What to do if You’re a Victim Of The Dairy Queen Breach

shutterstock_143236201In August, we reported on a possible Dairy Queen data breach, which the company has only recently officially confirmed.

Dairy Queen announced late last week that the "Backoff" malware that has been plaguing retailers and consumers alike was installed on point of sale systems in 395 U.S. store locations. Law enforcement officials apparently discovered the breach after multiple banks reported fraudulent card use seeming to lead back to the ice cream empire.

Dairy Queen confirmed that the same third-party point of sale vendor was in operation at all of the affected locations, but did not identify the company in question. However, independent security expert Brian Krebs reports that the hacked vendor is, in fact, Panasonic Retail Information Systems.

Panasonic later issued a public statement expressing general support of Dairy Queen as a company, but neither expressly confirming nor denying its role in the breach.

This latest incident matches the pattern of data breaches that have recently been cropping up across the country.
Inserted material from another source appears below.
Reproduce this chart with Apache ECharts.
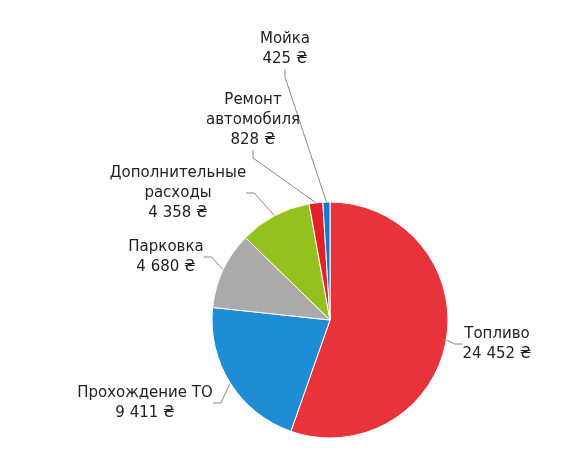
<!DOCTYPE html>
<html><head><meta charset="utf-8">
<script src="https://cdn.jsdelivr.net/npm/echarts@6/dist/echarts.min.js"></script>
<style>html,body{margin:0;padding:0;background:#fff}#c{width:580px;height:462px}</style>
</head><body><div id="c"></div>
<script>
const categories = ['Топливо','Прохождение ТО','Парковка','Дополнительные\nрасходы','Ремонт\nавтомобиля','Мойка'];
const values = [24452, 9411, 4680, 4358, 828, 425];
const colors = ['#e8333b','#1f8dd6','#aaaaaa','#95c11f','#e3202a','#1b78c8'];
const labelPos = [[497,344],[145,403],[166,257],[178,193],[253,120],[285,49]];
function fmt(v){return String(v).replace(/\B(?=(\d{3})+(?!\d))/g,' ')+' ₴';}
const chart = echarts.init(document.getElementById('c'));
chart.setOption({
  animation:false,
  series:[{
    type:'pie',
    center:[330,320],
    radius:[0,118],
    startAngle:90,
    clockwise:true,
    itemStyle:{borderColor:'#fff',borderWidth:1},
    label:{show:true,fontFamily:'DejaVu Sans',fontSize:15,color:'#222',lineHeight:20,align:'center',
      formatter:p=>p.name+'\n'+fmt(p.value)},
    labelLine:{show:true,length:8,length2:8,lineStyle:{color:'#888',width:1}},
    labelLayout:p=>({x:labelPos[p.dataIndex][0],y:labelPos[p.dataIndex][1],align:'center',verticalAlign:'middle'}),
    data:categories.map((n,i)=>({name:n,value:values[i],itemStyle:{color:colors[i]}}))
  }]
});
</script></body></html>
Hackers appear to be targeting large chains that utilize franchisees, making them vulnerable to remote access by cybercriminals who enter the system through employees with weak usernames and passwords.

Dairy Queen has stated that "based on our investigation, we are confident that this malware has been contained." However, this does not negate the fact that customer name, credit card numbers and expiration dates were stolen. If you made a purchase with a credit or debit card at Dairy Queen during August or September you could be at risk.

If you are a victim of this breach, here's what you can do to help protect yourself from identity theft:

  • Call your bank and let them know you're a victim of this breach. Ask them to cancel your credit card and issue you a new one with a new account number.
  • Actively monitor your bank statements and be sure to go back and check old statements for any transactions you didn't authorize. If you find any activity that may indicate credit fraud, be sure to report it right away.
  • Review your credit report. Remember that everyone in the United States is entitled to one free credit report a year from the three major credit bureaus – TransUnion, Experian and Equifax. It’s also highly advisable that you invest in a credit monitoring service to provide you further security.